Gold Panda – Snow and Taxis
You don’t see his face in the video, but there’s some lovely plants…
[Video][Myspace]
[6.57]
John Seroff: Gold Panda’s first song on the Jukebox entranced me with a monster hook and surprising brevity. I was curious to find what a full-length single would sound like and now I know: like a two and a half minute song played twice. “Snow and Taxis” is still mildly catchy high BPM IDM but the mystique is gone, the xylophone is eventually grating and I liked everything better when it shut down before the party was over.
[6]
Martin Skidmore: I loved the last one of his we covered here, and this is just as impressive. It’s kind of deep house, but very imaginatively put together on every level: bass, treble, beats, effects, everything. It’s captivating, lovely and continually gives you plenty to listen to as well as being simply gorgeous. I would have preferred it to go on much longer.
[9]
Iain Mew: On an album which is never less than hypnotising, this is the most straightforward track. Which is not to say that it doesn’t throw in some awed moments of “what just happened there?”, just that it’s very much a mood piece, the mood being relaxed and contemplative with a touch of melancholy. But while it constantly twinkles beautifully, wonders are worked with the shortest of string samples and the texture shifts and molds into new shapes all the time. The result is something which rewards in abundance both engaged listening and relaxing into its trance.
[9]
Mallory O’Donnell: Just because the program is called Fruity Loops doesn’t mean that all of your loops actually have to be fruity.
[3]
Mark Sinker: The shtick is strong — ferocious ear for microdetail, witty sense of what to omit, when to anticipate, and how to get the two meanings of skip to talk to one another — but for me this is a minimalist squeezeplay too far, the motif not much more than a two-note pedal (or layered sequence of same), which means when the pressure lifts and here’s the held-note goth-vocal fluting… well, it’s pretty, yes, but it’s also a bit is-that-it?

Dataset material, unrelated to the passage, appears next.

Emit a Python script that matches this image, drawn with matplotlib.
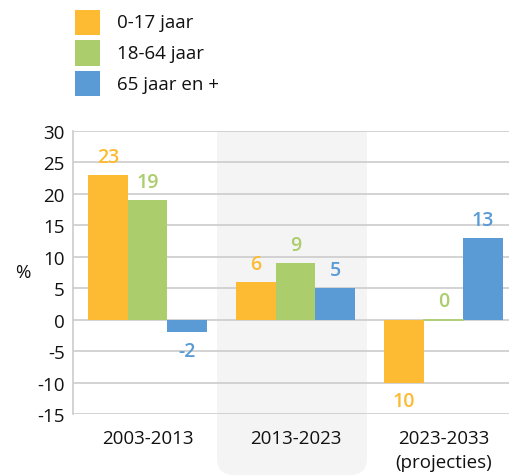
import matplotlib
matplotlib.use("Agg")
import matplotlib.pyplot as plt
from matplotlib.patches import FancyBboxPatch, Rectangle
import numpy as np

plt.rcParams['font.family'] = ['Open Sans', 'DejaVu Sans']
plt.rcParams['axes.unicode_minus'] = False

periods = ["2003-2013", "2013-2023", "2023-2033\n(projecties)"]
groups = ["0-17 jaar", "18-64 jaar", "65 jaar en +"]
values = {
    "0-17 jaar": [23, 6, -10],
    "18-64 jaar": [19, 9, 0],
    "65 jaar en +": [-2, 5, 13],
}
# labels as printed in the source chart
labels = {
    "0-17 jaar": ["23", "6", "10"],
    "18-64 jaar": ["19", "9", "0"],
    "65 jaar en +": ["-2", "5", "13"],
}
colors = ["#FDBB33", "#ABCD6B", "#5B9BD5"]
yticks = [-15, -10, -5, 0, 5, 10, 15, 20, 25, 30]

fig = plt.figure(figsize=(5.10, 4.77), dpi=100)
ax = fig.add_axes([73/510, 1-415/477, 1-73/510, (415-132)/477])
ax.set_facecolor('none')

# grey band behind middle group (figure coords): rounded bottom, square top
band_col = "#F4F4F4"
bx, bw = 217/510, (367-217)/510
fig.patches.append(FancyBboxPatch((bx, 0.002), bw, 0.5,
                                  boxstyle="round,pad=0,rounding_size=0.035",
                                  transform=fig.transFigure, facecolor=band_col,
                                  edgecolor='none', zorder=-10))
fig.patches.append(Rectangle((bx, 0.3), bw, 1-132/477 - 0.3,
                             transform=fig.transFigure, facecolor=band_col,
                             edgecolor='none', zorder=-10))

x = np.arange(len(periods))
w = 0.267
for i, (g, c) in enumerate(zip(groups, colors)):
    xs = x + (i - 1) * w
    vals = values[g]
    ax.bar(xs, vals, w, color=c, zorder=3, linewidth=0)
    for xi, v, lab in zip(xs, vals, labels[g]):
        if v == 0:
            ax.plot([xi - w/2, xi + w/2], [0, 0], color=c, lw=1.2, zorder=4)
        off = 6 if v >= 0 else -6
        ax.annotate(lab, (xi, v), xytext=(0, off), textcoords='offset points',
                    ha='center', va='bottom' if v >= 0 else 'top',
                    color=c, fontsize=14, fontweight='semibold')

ax.set_xlim(-0.503, 2.449)
ax.set_ylim(-15, 30)
ax.set_yticks(yticks)
ax.set_xticks(x)
ax.set_xticklabels(periods, fontsize=13.5, color="#111111", linespacing=1.4)
ax.tick_params(axis='y', labelsize=13.5, labelcolor="#111111", length=0, pad=6)
ax.tick_params(axis='x', length=0, pad=11)
ax.grid(axis='y', color="#CCCCCC", lw=1.2, zorder=0)
for s in ['top', 'right', 'bottom']:
    ax.spines[s].set_visible(False)
ax.spines['left'].set_color("#CCCCCC")
ax.spines['left'].set_linewidth(1.2)
ax.set_ylabel("%", rotation=0, fontsize=13.5, color="#111111", labelpad=10, va='center')

# legend
for i, (g, c) in enumerate(zip(groups, colors)):
    top = 11 + i * 30.5
    fig.patches.append(Rectangle((75/510, 1-(top+25)/477), 25/510, 25/477,
                                 transform=fig.transFigure, facecolor=c, edgecolor='none'))
    fig.text(117/510, 1-(top+12.5)/477, g, fontsize=13.5, va='center', ha='left', color="#111111")

fig.savefig("out.png", dpi=100)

Maybe it just doesn’t make sense as a single.
[6]
Chuck Eddy: I kept waiting for the cab to get stuck in the blizzard, but no such luck. Still, for post-post-post-post-“Autobahn” car-techno, mildly evocative.
[5]
Anthony Easton: Like how the beats are hidden under the atmospheric noise, and I like how sweet it is — I hope they are named after an animal that looks somewhere between a tamarin and a red panda, because that would be awesome.